#### TASK TO CARRY OUT
Report each line of the data that includes the word "this".

begin DATA LISTING

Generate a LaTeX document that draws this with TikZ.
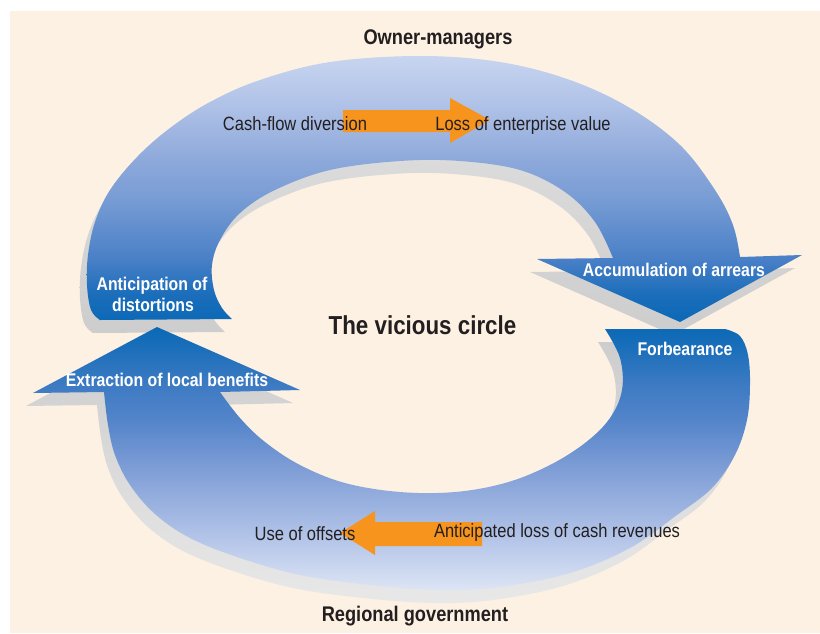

end DATA LISTING
begin DATA LISTING

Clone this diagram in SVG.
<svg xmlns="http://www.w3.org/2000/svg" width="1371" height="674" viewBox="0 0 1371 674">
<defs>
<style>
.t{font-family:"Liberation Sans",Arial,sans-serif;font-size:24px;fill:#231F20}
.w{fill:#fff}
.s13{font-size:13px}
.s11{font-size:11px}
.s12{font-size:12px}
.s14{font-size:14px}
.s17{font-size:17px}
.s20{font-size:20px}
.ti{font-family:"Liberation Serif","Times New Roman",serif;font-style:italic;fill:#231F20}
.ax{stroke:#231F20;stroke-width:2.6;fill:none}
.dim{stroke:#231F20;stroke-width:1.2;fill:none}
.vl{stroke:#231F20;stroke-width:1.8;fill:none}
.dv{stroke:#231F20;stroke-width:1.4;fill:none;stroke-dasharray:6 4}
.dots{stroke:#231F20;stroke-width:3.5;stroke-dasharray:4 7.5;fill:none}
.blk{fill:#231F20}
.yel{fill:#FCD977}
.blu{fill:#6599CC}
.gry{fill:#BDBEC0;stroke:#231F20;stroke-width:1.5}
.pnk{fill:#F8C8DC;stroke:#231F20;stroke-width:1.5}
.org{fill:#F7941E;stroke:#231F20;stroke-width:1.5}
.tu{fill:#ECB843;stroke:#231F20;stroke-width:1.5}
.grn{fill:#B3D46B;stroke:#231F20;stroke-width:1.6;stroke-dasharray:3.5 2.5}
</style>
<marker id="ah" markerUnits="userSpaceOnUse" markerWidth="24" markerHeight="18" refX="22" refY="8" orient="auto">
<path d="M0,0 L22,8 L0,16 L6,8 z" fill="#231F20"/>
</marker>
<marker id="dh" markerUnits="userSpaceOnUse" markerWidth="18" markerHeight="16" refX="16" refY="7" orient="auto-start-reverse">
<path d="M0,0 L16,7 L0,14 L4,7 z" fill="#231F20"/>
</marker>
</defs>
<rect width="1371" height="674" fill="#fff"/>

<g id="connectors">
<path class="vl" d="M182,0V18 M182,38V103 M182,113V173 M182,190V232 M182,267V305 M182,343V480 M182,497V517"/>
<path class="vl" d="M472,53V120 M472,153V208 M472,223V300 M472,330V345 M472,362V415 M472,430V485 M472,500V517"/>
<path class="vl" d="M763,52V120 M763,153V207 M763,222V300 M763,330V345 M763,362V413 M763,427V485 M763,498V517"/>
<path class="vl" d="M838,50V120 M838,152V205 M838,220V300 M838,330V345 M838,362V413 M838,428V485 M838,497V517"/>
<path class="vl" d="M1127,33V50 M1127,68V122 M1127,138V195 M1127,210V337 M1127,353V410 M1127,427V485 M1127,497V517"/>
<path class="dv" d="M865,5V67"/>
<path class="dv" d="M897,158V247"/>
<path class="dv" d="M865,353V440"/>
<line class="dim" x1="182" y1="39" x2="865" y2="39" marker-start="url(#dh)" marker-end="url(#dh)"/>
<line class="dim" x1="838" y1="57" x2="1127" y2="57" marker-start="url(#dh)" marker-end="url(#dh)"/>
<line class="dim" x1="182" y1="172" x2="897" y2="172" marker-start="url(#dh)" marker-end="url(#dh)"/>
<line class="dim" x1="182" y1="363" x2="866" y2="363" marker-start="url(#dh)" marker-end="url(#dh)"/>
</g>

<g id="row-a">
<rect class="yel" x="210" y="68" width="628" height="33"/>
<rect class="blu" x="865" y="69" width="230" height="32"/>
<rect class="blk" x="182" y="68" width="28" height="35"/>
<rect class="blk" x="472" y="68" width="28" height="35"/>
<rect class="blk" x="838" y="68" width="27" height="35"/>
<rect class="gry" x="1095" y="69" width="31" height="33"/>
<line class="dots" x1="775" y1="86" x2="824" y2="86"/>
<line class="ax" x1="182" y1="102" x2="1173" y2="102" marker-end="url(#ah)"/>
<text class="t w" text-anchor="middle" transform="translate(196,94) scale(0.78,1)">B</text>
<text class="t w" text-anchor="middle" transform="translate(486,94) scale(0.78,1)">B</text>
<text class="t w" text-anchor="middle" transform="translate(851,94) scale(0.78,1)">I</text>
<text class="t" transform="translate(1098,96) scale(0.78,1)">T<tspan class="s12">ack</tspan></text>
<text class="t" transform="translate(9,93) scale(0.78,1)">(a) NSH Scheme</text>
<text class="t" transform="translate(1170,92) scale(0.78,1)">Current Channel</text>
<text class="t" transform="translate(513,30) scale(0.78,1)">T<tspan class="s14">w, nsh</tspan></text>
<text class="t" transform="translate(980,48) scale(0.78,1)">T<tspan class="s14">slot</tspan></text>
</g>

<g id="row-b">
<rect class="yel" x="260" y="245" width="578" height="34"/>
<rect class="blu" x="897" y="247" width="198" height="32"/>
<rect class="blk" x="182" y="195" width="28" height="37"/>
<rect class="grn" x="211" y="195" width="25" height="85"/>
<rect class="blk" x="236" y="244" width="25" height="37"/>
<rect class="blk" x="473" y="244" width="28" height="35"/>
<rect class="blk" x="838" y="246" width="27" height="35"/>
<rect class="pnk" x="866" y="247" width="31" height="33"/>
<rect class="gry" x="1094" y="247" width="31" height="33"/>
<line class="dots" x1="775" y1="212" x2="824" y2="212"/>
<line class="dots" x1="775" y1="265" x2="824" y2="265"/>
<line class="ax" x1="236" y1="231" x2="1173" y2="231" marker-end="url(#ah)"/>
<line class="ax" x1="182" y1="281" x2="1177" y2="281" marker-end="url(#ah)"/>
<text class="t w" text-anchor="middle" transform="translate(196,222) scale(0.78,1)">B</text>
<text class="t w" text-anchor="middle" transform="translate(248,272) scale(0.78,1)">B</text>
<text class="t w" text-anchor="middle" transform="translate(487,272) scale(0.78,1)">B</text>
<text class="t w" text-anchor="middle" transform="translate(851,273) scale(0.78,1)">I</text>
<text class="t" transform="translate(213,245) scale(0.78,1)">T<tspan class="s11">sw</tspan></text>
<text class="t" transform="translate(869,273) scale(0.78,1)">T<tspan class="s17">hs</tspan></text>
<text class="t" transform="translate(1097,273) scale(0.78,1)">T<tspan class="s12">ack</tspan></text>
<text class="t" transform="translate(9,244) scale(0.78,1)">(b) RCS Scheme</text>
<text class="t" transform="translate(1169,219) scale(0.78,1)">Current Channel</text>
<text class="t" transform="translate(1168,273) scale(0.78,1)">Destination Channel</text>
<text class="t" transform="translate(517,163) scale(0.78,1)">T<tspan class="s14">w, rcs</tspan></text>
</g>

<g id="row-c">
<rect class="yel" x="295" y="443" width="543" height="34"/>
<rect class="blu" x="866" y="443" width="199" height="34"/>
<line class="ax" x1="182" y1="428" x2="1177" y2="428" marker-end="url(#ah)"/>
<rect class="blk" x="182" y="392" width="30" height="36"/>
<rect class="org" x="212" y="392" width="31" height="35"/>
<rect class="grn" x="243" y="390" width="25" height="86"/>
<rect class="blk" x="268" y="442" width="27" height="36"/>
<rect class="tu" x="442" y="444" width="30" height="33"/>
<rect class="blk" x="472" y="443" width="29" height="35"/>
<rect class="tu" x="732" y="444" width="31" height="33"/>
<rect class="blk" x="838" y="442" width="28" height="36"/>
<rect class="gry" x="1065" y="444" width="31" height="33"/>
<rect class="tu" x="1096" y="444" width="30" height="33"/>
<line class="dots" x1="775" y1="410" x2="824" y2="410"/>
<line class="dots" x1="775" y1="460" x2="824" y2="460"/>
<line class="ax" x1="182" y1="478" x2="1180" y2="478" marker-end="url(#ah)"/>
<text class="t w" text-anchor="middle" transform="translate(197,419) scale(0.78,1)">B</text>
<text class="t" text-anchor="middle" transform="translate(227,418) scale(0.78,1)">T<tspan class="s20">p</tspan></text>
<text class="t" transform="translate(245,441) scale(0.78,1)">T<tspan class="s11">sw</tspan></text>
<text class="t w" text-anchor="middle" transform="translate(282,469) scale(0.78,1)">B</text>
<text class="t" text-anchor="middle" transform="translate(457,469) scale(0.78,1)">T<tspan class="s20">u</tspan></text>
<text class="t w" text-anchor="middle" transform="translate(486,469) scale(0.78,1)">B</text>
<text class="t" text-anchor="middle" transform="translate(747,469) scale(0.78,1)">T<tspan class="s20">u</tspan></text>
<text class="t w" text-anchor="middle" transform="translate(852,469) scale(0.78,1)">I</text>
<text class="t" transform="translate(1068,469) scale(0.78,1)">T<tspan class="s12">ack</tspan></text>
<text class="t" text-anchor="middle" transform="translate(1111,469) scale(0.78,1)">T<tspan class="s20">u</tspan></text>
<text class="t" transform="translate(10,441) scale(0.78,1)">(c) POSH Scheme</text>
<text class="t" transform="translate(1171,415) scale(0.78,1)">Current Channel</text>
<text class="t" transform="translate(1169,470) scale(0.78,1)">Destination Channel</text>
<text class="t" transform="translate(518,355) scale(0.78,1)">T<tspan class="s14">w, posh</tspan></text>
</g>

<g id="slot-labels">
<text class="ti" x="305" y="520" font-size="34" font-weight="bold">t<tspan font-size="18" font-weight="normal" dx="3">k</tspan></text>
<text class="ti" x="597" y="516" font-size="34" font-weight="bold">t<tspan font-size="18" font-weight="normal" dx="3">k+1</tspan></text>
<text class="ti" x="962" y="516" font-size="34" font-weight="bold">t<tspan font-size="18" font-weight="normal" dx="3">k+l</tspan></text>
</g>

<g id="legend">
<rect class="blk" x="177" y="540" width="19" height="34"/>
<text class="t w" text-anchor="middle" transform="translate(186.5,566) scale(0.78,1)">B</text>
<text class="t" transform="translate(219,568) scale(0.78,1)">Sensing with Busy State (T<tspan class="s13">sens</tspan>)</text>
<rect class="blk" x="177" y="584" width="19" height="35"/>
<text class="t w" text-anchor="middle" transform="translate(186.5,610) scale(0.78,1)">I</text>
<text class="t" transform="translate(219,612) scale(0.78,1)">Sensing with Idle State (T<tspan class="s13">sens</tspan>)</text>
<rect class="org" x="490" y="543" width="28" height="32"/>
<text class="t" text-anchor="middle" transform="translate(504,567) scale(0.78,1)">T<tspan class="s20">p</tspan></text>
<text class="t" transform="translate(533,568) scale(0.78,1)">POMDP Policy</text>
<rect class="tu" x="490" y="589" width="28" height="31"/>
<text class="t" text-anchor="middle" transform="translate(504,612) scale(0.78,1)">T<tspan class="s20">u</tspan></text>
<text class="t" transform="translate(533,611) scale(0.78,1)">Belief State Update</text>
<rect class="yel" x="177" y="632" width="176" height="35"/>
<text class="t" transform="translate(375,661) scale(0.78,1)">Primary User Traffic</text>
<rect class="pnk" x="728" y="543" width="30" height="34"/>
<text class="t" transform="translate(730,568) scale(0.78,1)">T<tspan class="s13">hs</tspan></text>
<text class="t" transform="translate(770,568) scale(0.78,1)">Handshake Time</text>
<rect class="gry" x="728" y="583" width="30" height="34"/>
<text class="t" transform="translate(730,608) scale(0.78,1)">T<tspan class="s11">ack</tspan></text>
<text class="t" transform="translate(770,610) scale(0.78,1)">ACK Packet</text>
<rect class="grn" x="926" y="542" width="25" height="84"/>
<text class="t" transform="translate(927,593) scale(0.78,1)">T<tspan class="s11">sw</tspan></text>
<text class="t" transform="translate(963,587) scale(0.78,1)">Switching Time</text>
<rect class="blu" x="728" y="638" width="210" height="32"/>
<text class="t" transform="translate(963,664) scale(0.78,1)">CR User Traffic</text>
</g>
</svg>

end DATA LISTING

#### OUTPUT OF THE EXERCISE
Generate a LaTeX document that draws this with TikZ.
Clone this diagram in SVG.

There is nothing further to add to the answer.